Well, Johnson does get the name of the battle right, and there were some black soldiers present who were fighting for the British. However, the Battle of Bladensburg was fought in 1814, and not 1815. And Key had not yet been mustered into the Army. He was a civilian advisor to the commander of the militia.
He states also that in September 1815, Key was aboard a British ship begging for the release of a friend. Actually, Key was aboard a British ship. But it was in 1814. At that time, he was negotiating the release of an American citizen and attending to other matters. Just keeping it straight here.
Lastly, he states that on Sept. 13, again 1815, Key was on board a British ship and watched the heavy shelling of Baltimore. After the battle, and still boiling with hatred over his defeat at the hands of black soldiers, he immediately wrote the Star Spangled Banner. And in doing so, he devoted a full stanza to racial hatred.
Francis Scott Key wrote a poem, not a song, after this battle, which occurred on Sept. 13, 1814. Not 1815. It was made into a song a little later on by other persons. And only the first stanza of that poem is sung in that beautiful song.
Nevertheless, let’s look at the third stanza of this poem which condemns the song and its hidden meaning that somehow escapes me.
Here it is:
And where is that band who so vauntingly swore
That the havoc of war and the battle’s confusion
A home and a country should leave us no more!
Their blood has wash’d out their foul footstep’s pollution.
No refuge could save the hireling and slave
From the terror of flight or the gloom of the grave.
And the star-spangled banner in triumph doth wave
O’er the land of the free and the home of the brave.
Our critic states that Key really meant that the blood of all former slaves and hirelings will wash away the pollution of the British invaders.
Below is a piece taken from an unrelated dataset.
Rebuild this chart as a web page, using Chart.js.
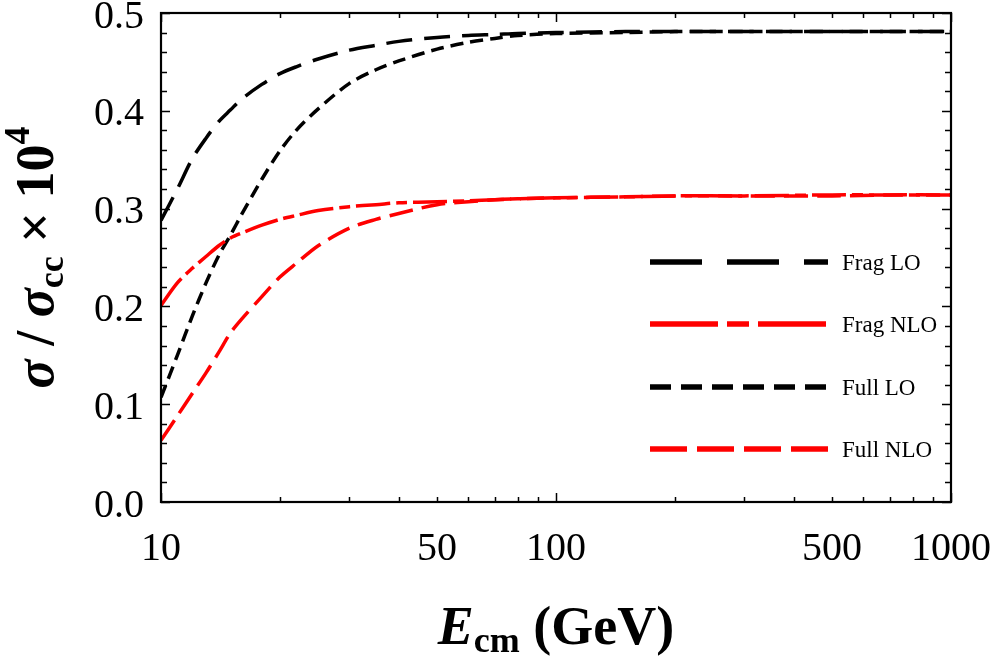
<!DOCTYPE html>
<html>
<head>
<meta charset="utf-8">
<script src="https://cdn.jsdelivr.net/npm/chart.js@4.4.1/dist/chart.umd.min.js"></script>
<style>
  html, body { margin: 0; padding: 0; background: #fff; }
  #wrap { width: 996px; height: 661px; }
</style>
</head>
<body>
<div id="wrap"><canvas id="chart"></canvas></div>
<script>
const energies = [10, 11, 12, 13, 14, 15, 16, 18, 20, 22, 25, 30, 35, 40, 50, 60, 70, 80, 100, 150, 200, 300, 500, 700, 1000];

const fragLO  = [0.288, 0.320, 0.351, 0.372, 0.389, 0.401, 0.412, 0.427, 0.438, 0.445, 0.453, 0.462, 0.467, 0.471, 0.475, 0.477, 0.478, 0.479, 0.480, 0.481, 0.481, 0.481, 0.481, 0.481, 0.481];
const fragNLO = [0.201, 0.224, 0.239, 0.251, 0.262, 0.270, 0.275, 0.283, 0.289, 0.293, 0.298, 0.302, 0.304, 0.306, 0.307, 0.308, 0.309, 0.310, 0.311, 0.312, 0.313, 0.313, 0.314, 0.314, 0.314];
const fullLO  = [0.107, 0.150, 0.190, 0.224, 0.252, 0.273, 0.294, 0.330, 0.359, 0.380, 0.402, 0.428, 0.442, 0.451, 0.463, 0.470, 0.474, 0.477, 0.479, 0.480, 0.481, 0.481, 0.481, 0.481, 0.481];
const fullNLO = [0.063, 0.088, 0.111, 0.132, 0.153, 0.173, 0.187, 0.210, 0.230, 0.244, 0.262, 0.280, 0.289, 0.295, 0.304, 0.307, 0.309, 0.310, 0.311, 0.312, 0.313, 0.313, 0.313, 0.314, 0.314];

const seriesNames = ["Frag LO", "Frag NLO", "Full LO", "Full NLO"];
const xTickLabels = [10, 50, 100, 500, 1000];
const xMinorTicks = [20, 30, 40, 50, 60, 70, 80, 90, 200, 300, 400, 500, 600, 700, 800, 900];
const xMajorTicks = [10, 100, 1000];

const SERIF = "'Liberation Serif', 'Times New Roman', serif";

// line styles: plot dash, legend dash
const styles = [
  { color: "#000000", dash: [26, 12], legendDash: [52, 25] },
  { color: "#ff0000", dash: [34, 6, 11, 6], legendDash: [68, 9, 22, 9] },
  { color: "#000000", dash: [13, 7], legendDash: [21, 10] },
  { color: "#ff0000", dash: [24, 9], legendDash: [37, 10] },
];

function toPoints(vals) {
  return energies.map((e, i) => ({ x: e, y: vals[i] }));
}

const allSeries = [fragLO, fragNLO, fullLO, fullNLO];

const datasets = allSeries.map((vals, i) => ({
  label: seriesNames[i],
  data: toPoints(vals),
  borderColor: styles[i].color,
  borderDash: styles[i].dash,
  borderWidth: 3.5,
  pointRadius: 0,
  tension: 0.3,
  fill: false,
}));

// frame with inward ticks on all four sides
const framePlugin = {
  id: "frame",
  afterDatasetsDraw(chart) {
    const { ctx, chartArea: a, scales } = chart;
    ctx.save();
    ctx.strokeStyle = "#000";
    ctx.setLineDash([]);
    ctx.lineWidth = 1.5;
    ctx.beginPath();
    const xt = (v, len) => {
      const px = Math.round(scales.x.getPixelForValue(v)) + 0.5;
      ctx.moveTo(px, a.bottom); ctx.lineTo(px, a.bottom - len);
      ctx.moveTo(px, a.top); ctx.lineTo(px, a.top + len);
    };
    xMinorTicks.forEach(v => xt(v, 5));
    xMajorTicks.forEach(v => xt(v, 9));
    for (let k = 0; k <= 25; k++) {
      const v = k * 0.02;
      const len = k % 5 === 0 ? 9 : 6;
      const py = Math.round(scales.y.getPixelForValue(v)) + 0.5;
      ctx.moveTo(a.left, py); ctx.lineTo(a.left + len, py);
      ctx.moveTo(a.right, py); ctx.lineTo(a.right - len, py);
    }
    ctx.stroke();
    ctx.lineWidth = 2.2;
    ctx.strokeRect(a.left, a.top, a.right - a.left, a.bottom - a.top);
    ctx.restore();
  }
};

// legend drawn inside the plot, lower right
const legendPlugin = {
  id: "innerLegend",
  afterDraw(chart) {
    const { ctx } = chart;
    const rows = [262, 324, 387, 449];
    ctx.save();
    chart.data.datasets.forEach((ds, i) => {
      const y = rows[i];
      ctx.strokeStyle = styles[i].color;
      ctx.lineWidth = 5.5;
      ctx.setLineDash(styles[i].legendDash);
      ctx.beginPath();
      ctx.moveTo(650, y);
      ctx.lineTo(828, y);
      ctx.stroke();
      ctx.setLineDash([]);
      ctx.fillStyle = "#000";
      ctx.font = "23px " + SERIF;
      ctx.textBaseline = "middle";
      ctx.textAlign = "left";
      ctx.fillText(ds.label, 842, y + 2);
    });
    ctx.restore();
  }
};

// draw a list of [text, font, baselineShift] pieces starting at x
function drawRuns(ctx, runs, x, y) {
  runs.forEach(r => {
    ctx.font = r[1];
    ctx.fillText(r[0], x, y + r[2]);
    x += ctx.measureText(r[0]).width;
  });
}
function runsWidth(ctx, runs) {
  let w = 0;
  runs.forEach(r => { ctx.font = r[1]; w += ctx.measureText(r[0]).width; });
  return w;
}

const titlePlugin = {
  id: "titles",
  afterDraw(chart) {
    const { ctx, chartArea: a } = chart;
    const big = "bold 54px " + SERIF;
    const bigIt = "italic bold 54px " + SERIF;
    const small = "bold 36px " + SERIF;
    ctx.save();
    ctx.fillStyle = "#000";
    ctx.textBaseline = "alphabetic";
    ctx.textAlign = "left";

    const xRuns = [["E", bigIt, 0], ["cm", small, 8], [" (GeV)", big, 0]];
    const xw = runsWidth(ctx, xRuns);
    drawRuns(ctx, xRuns, (a.left + a.right) / 2 - xw / 2, 644);

    const yRuns = [["σ", bigIt, 0], [" / ", big, 0], ["σ", bigIt, 0], ["cc", small, 10],
                   [" × 10", big, 0], ["4", small, -24]];
    const yw = runsWidth(ctx, yRuns);
    ctx.translate(53, (a.top + a.bottom) / 2);
    ctx.rotate(-Math.PI / 2);
    drawRuns(ctx, yRuns, -yw / 2, 0);
    ctx.restore();
  }
};

new Chart(document.getElementById("chart"), {
  type: "line",
  data: { datasets },
  options: {
    responsive: true,
    maintainAspectRatio: false,
    animation: false,
    layout: { padding: { left: 0, right: 45, top: 13, bottom: 0 } },
    scales: {
      x: {
        type: "logarithmic",
        min: 10,
        max: 1000,
        grid: { display: false, drawTicks: false },
        border: { display: false },
        afterBuildTicks: (scale) => {
          scale.ticks = xTickLabels.map(v => ({ value: v }));
        },
        afterFit: (scale) => {
          scale.height = 159;
          scale.paddingLeft = 0;
          scale.paddingRight = 0;
        },
        ticks: {
          autoSkip: false,
          maxRotation: 0,
          padding: 23,
          color: "#000",
          font: { family: SERIF, size: 40 },
          callback: (value) => String(value),
        },
      },
      y: {
        min: 0,
        max: 0.5,
        grid: { display: false, drawTicks: false },
        border: { display: false },
        afterFit: (scale) => {
          scale.width = 161;
          scale.paddingTop = 0;
          scale.paddingBottom = 0;
        },
        ticks: {
          stepSize: 0.1,
          padding: 17,
          labelOffset: 4,
          color: "#000",
          font: { family: SERIF, size: 40 },
          callback: (value) => value.toFixed(1),
        },
      },
    },
    plugins: {
      legend: { display: false },
      tooltip: { enabled: false },
    },
  },
  plugins: [framePlugin, legendPlugin, titlePlugin],
});
</script>
</body>
</html>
This is the hidden meaning and basis for his invidious statements concerning racial intent.
Upon examination of this stanza, it is pretty clear by the fourth line that the pollution is washed out by the British soldiers’ own blood. The next two lines concern mercenaries and slaves who were dispatched in the battle or took flight. These two groups took a small part in the contest as the British troops were seasoned and just from the war with Napoleon.
How these lines by Key are hidden, racist, and insulting as suggested is beyond me. And if that were the intent, why would he mention the hirelings, who were usually Germanic or other Europeans, in the same context as slaves? And besides that; this was antebellum, and anything racist could be said or written without fear of reprisal.
The third stanza is devoted to the forces of this country repelling an invader. And I personally don’t care when my country is concerned who the invader is or what color he is. And I applaud his termination. Whatever that makes me, I happily accept and so be it.
And P.S., just as many or more escaped and free black soldiers were voluntarily fighting for the U.S. at that time. This was the War of 1812 and black men filled 15 percent of our naval forces. And many of these were at Bladensburg fighting under the famous cannoneer, Charles Ball. Guess what color he was?
Leroy Heher is a resident of Rarden, Ohio.